Traversing economic challenges through social initiatives and financial rewards.
With economic uncertainty impacting nearly every facet of life, many renters are struggling to navigate all of their financial obligations, while operators wrestle with an increase in delinquencies, operational costs and declining rents. However, operators are discovering that through the implementation of financially focused social initiatives, they’re not only better serving their communities but creating an extensive risk mitigation plan for their entire portfolio.
What are social initiatives?
The establishment of environmental, social and governance (ESG) goals in rental housing has paved the way for an influx of social initiatives. Companies have engaged in new ways to increase diversity, equity and inclusion (DEI) in company cultures and outwardly celebrate more diversity and create more awareness than ever before. In doing so, they have enhanced resident connections and the resident experience.
Regardless of what approach an organization takes on social initiatives, it should likewise aim to improve the overall quality of life for residents, including their financial well-being.

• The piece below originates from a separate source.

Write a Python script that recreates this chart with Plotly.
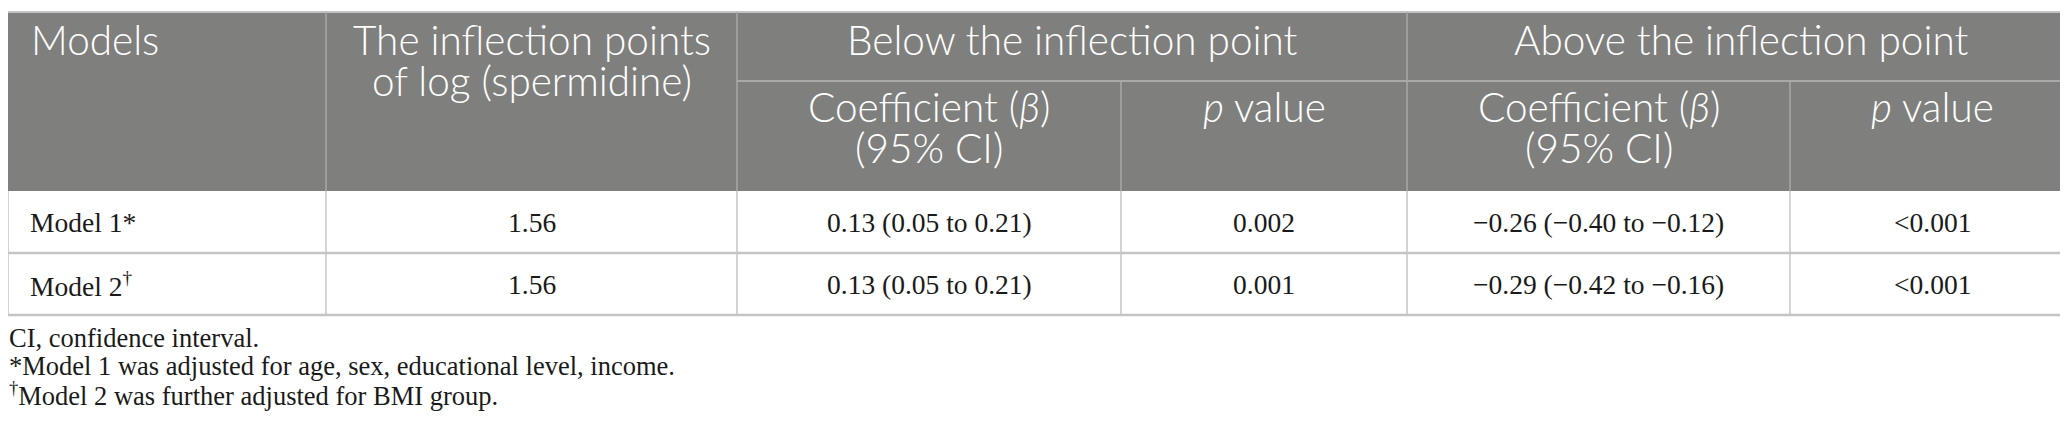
import plotly.graph_objects as go

# table content
models = ["Model 1*", "Model 2<sup>†</sup>"]
inflection_points = ["1.56", "1.56"]
below_coef = ["0.13 (0.05 to 0.21)", "0.13 (0.05 to 0.21)"]
below_p = ["0.002", "0.001"]
above_coef = ["−0.26 (−0.40 to −0.12)", "−0.29 (−0.42 to −0.16)"]
above_p = ["<0.001", "<0.001"]

header_models = "Models"
header_inflection = ["The inflection points", "of log (spermidine)"]
group_labels = ["Below the inflection point", "Above the inflection point"]
sub_labels = [["Coefficient (<i>β</i>)", "(95% CI)"], ["<i>p</i> value"],
              ["Coefficient (<i>β</i>)", "(95% CI)"], ["<i>p</i> value"]]
footnotes = [
    "CI, confidence interval.",
    "*Model 1 was adjusted for age, sex, educational level, income.",
    "<sup>†</sup>Model 2 was further adjusted for BMI group.",
]

W, H = 2068, 434
col_edges = [0, 318, 729, 1113, 1399, 1782, 2067]
y_top, y_mid, y_head = 4, 73, 183
row_h = 62

HEAD_BG = "#7f807e"
HEAD_LINE = "#a9aaa8"
GRID = "#c4c4c4"
SANS = "Lato"
SERIF = "Liberation Serif"
HEAD_SIZE = 40.5
BODY_SIZE = 27.5
NOTE_SIZE = 26.5

shapes = []
ann = []

def rect(x0, y0, x1, y1, fill):
    shapes.append(dict(type="rect", xref="x", yref="y", x0=x0, y0=y0, x1=x1, y1=y1,
                       fillcolor=fill, line=dict(width=0), layer="below"))

def hline(x0, x1, y, color, w=1.5):
    shapes.append(dict(type="line", xref="x", yref="y", x0=x0, x1=x1, y0=y, y1=y,
                       line=dict(color=color, width=w)))

def vline(x, y0, y1, color, w=1.5):
    shapes.append(dict(type="line", xref="x", yref="y", x0=x, x1=x, y0=y0, y1=y1,
                       line=dict(color=color, width=w)))

def text(x, y, s, font, size, color, anchor="center", weight="normal"):
    ann.append(dict(x=x, y=y, xref="x", yref="y", text=s, showarrow=False,
                    xanchor=anchor, yanchor="middle", borderpad=0,
                    font=dict(family=font, size=size, color=color, weight=weight)))

# header block
rect(col_edges[0], y_top, col_edges[-1], y_head, HEAD_BG)
hline(col_edges[0], col_edges[-1], y_top, GRID, 2)
hline(col_edges[2], col_edges[-1], y_mid, HEAD_LINE, 2)
for i, x in enumerate(col_edges[1:-1], start=1):
    y0 = y_top if i in (1, 2, 4) else y_mid
    vline(x, y0, y_head, HEAD_LINE)
vline(col_edges[-1], y_top, y_head, GRID)

# header text, lines placed one by one
line1_y, line_gap = 31, 41
text(22, line1_y, header_models, SANS, HEAD_SIZE, "white", "left", 300)
for j, s in enumerate(header_inflection):
    text((col_edges[1] + col_edges[2]) / 2, line1_y + j * line_gap, s, SANS, HEAD_SIZE, "white", weight=300)
for g, lab in enumerate(group_labels):
    x0, x1 = col_edges[2 + 2 * g], col_edges[4 + 2 * g]
    text((x0 + x1) / 2, line1_y, lab, SANS, HEAD_SIZE, "white", weight=300)
sub_y = 98
for k, lines in enumerate(sub_labels):
    x0, x1 = col_edges[2 + k], col_edges[3 + k]
    for j, s in enumerate(lines):
        text((x0 + x1) / 2, sub_y + j * line_gap, s, SANS, HEAD_SIZE, "white", weight=300)

# body
columns = [models, inflection_points, below_coef, below_p, above_coef, above_p]
n_rows = len(models)
for r in range(n_rows):
    ya = y_head + r * row_h
    yb = ya + row_h
    hline(col_edges[0], col_edges[-1], yb, GRID, 2.5)
    for c, col in enumerate(columns):
        x0, x1 = col_edges[c], col_edges[c + 1]
        if c == 0:
            text(x0 + 21, ya + row_h / 2, col[r], SERIF, BODY_SIZE, "#1a1a1a", "left")
        else:
            text((x0 + x1) / 2, ya + row_h / 2, col[r], SERIF, BODY_SIZE, "#1a1a1a")
y_end = y_head + n_rows * row_h
for x in col_edges:
    vline(x, y_head, y_end, GRID)

# footnotes
for i, f in enumerate(footnotes):
    text(0, 330 + i * 28, f, SERIF, NOTE_SIZE, "#1a1a1a", "left")

fig = go.Figure()
fig.update_layout(
    width=W, height=H,
    margin=dict(l=0, r=0, t=0, b=0),
    paper_bgcolor="white", plot_bgcolor="white",
    xaxis=dict(range=[0, W], visible=False, fixedrange=True),
    yaxis=dict(range=[H, 0], visible=False, fixedrange=True),
    shapes=shapes, annotations=ann, showlegend=False,
)
fig.write_html("out.html")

For example, only recently has the industry seen a more comprehensive approach and solutions for credit reporting of on-time payments. Many operators have implemented programs that give residents the option to have their rent payments reported to the major credit bureaus, helping them build better credit scores. Additional financial services, like lease insurance, that replace costly upfront security deposits enhance housing accessibility for renters while offering greater protection for operators.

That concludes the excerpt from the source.